If you have never seen a skaapsteeker (initially mistaken night adder), here it is displayed by our smiling Wednesday worker, Austen. It was probably killed by a ferel cat but we made very sure before picking it up. Snakes have a tendency to ‘come back from the dead’ The markings are similar to that of the puffie but the slim head tells us it could be another kind of adder.
I’m also attaching a very interesting e-mail about hedges for garden entrepeneurs. It came after some excellent drawings form my artist friend in England. … regards, Jill
These twisted and gnarled hedges that I`m drawing at the moment are very, very old…. and the method in winter is to cut a branch halfway through so that it`s actually “hanging” on a small bit of it`s bark, then push the branch down so that to lies parallel to the ground within the hedge.
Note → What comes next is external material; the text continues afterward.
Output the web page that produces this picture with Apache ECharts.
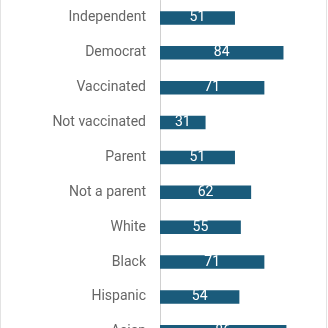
<!DOCTYPE html>
<html><head><meta charset="utf-8">
<script src="https://cdn.jsdelivr.net/npm/echarts@6/dist/echarts.min.js"></script>
<style>
html,body{margin:0;padding:0;background:#fff;}
#wrap{position:absolute;left:0;top:0;width:328px;height:328px;border-left:1px solid #e3e3e3;border-right:1px solid #e3e3e3;box-sizing:border-box;width:327px;}
#c{position:absolute;left:0;top:0;width:328px;height:328px;}
</style></head>
<body>
<div id="wrap"></div>
<div id="c"></div>
<script>
const categories = ["Independent","Democrat","Vaccinated","Not vaccinated","Parent","Not a parent","White","Black","Hispanic","Asian"];
const values = [51,84,71,31,51,62,55,71,54,86];

const chart = echarts.init(document.getElementById('c'), null, {renderer:'canvas'});
chart.setOption({
  animation:false,
  grid:{left:160, top:0.5, width:147, height:348.75, containLabel:false, outerBoundsMode:'none'},
  xAxis:{type:'value', min:0, max:100, show:false},
  yAxis:{type:'category', data:categories, inverse:true,
    axisLine:{show:true, lineStyle:{color:'#d0d0d0', width:1}},
    axisTick:{show:false},
    axisLabel:{color:'#666', fontSize:14, fontFamily:'Roboto', margin:14},
    splitLine:{show:false}
  },
  series:[{
    type:'bar', data:values, barWidth:13.5,
    itemStyle:{color:'#1a5b7b'},
    label:{show:true, position:'inside', color:'#fff', fontSize:14, fontFamily:'Roboto'}
  }]
});
</script>
</body></html>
You do this to all the branches, then in Spring the hedge will produce huge masses of new growth in the cut place, as well as sending up lots of new shoots all along the length of the parallel branch.
This creates a thicker hedge as well.
But the wonderful thing about this method is that the hedge is then given a new lease on life, and instead of simply getting thinner and thinner each year from cutting it at the top, it now has an extension on it`s life…. and hedge that is “layered” (as it`s called) like this, will live for up to 300 years or more!And another bonus to this method, is that wherever these branches that are pushed down, touch another branch, they grow together (fuse) so that you end us with incredibly beautifull or bizarre shapes within the hedge.
But you have to layer the hedge every number of years otherwise it will just bolt upwards.
In the old days when farms had a lot of labourers on the farms, there were always people working on the hedges every winter. But nowadays no one seems to bother to keep up this layering tradition, and many of the ancient hedges are dying and rotting away…. they send up tall shoots, which then becaome thick and tree-like and these catch the wind, and because the base is so old, the whole thing gets blown over and dies.So I`m trying to capture and record some of the layered hedges around this area, in drawings.
These layered hedges were usually used as definite land boundaries 300+ years ago, and so it is possible to see the layout of ancient farms by following these hedges.
You are not allowed to remove then or cut them down, by law, but there is no law against neglect, unfortunately.The whole of the UK is criss-crossed by thousands upon thousands of miles of ancient hedges like this, and they all tell a story about the area, and the farmsteads from yesteryear. I just love them.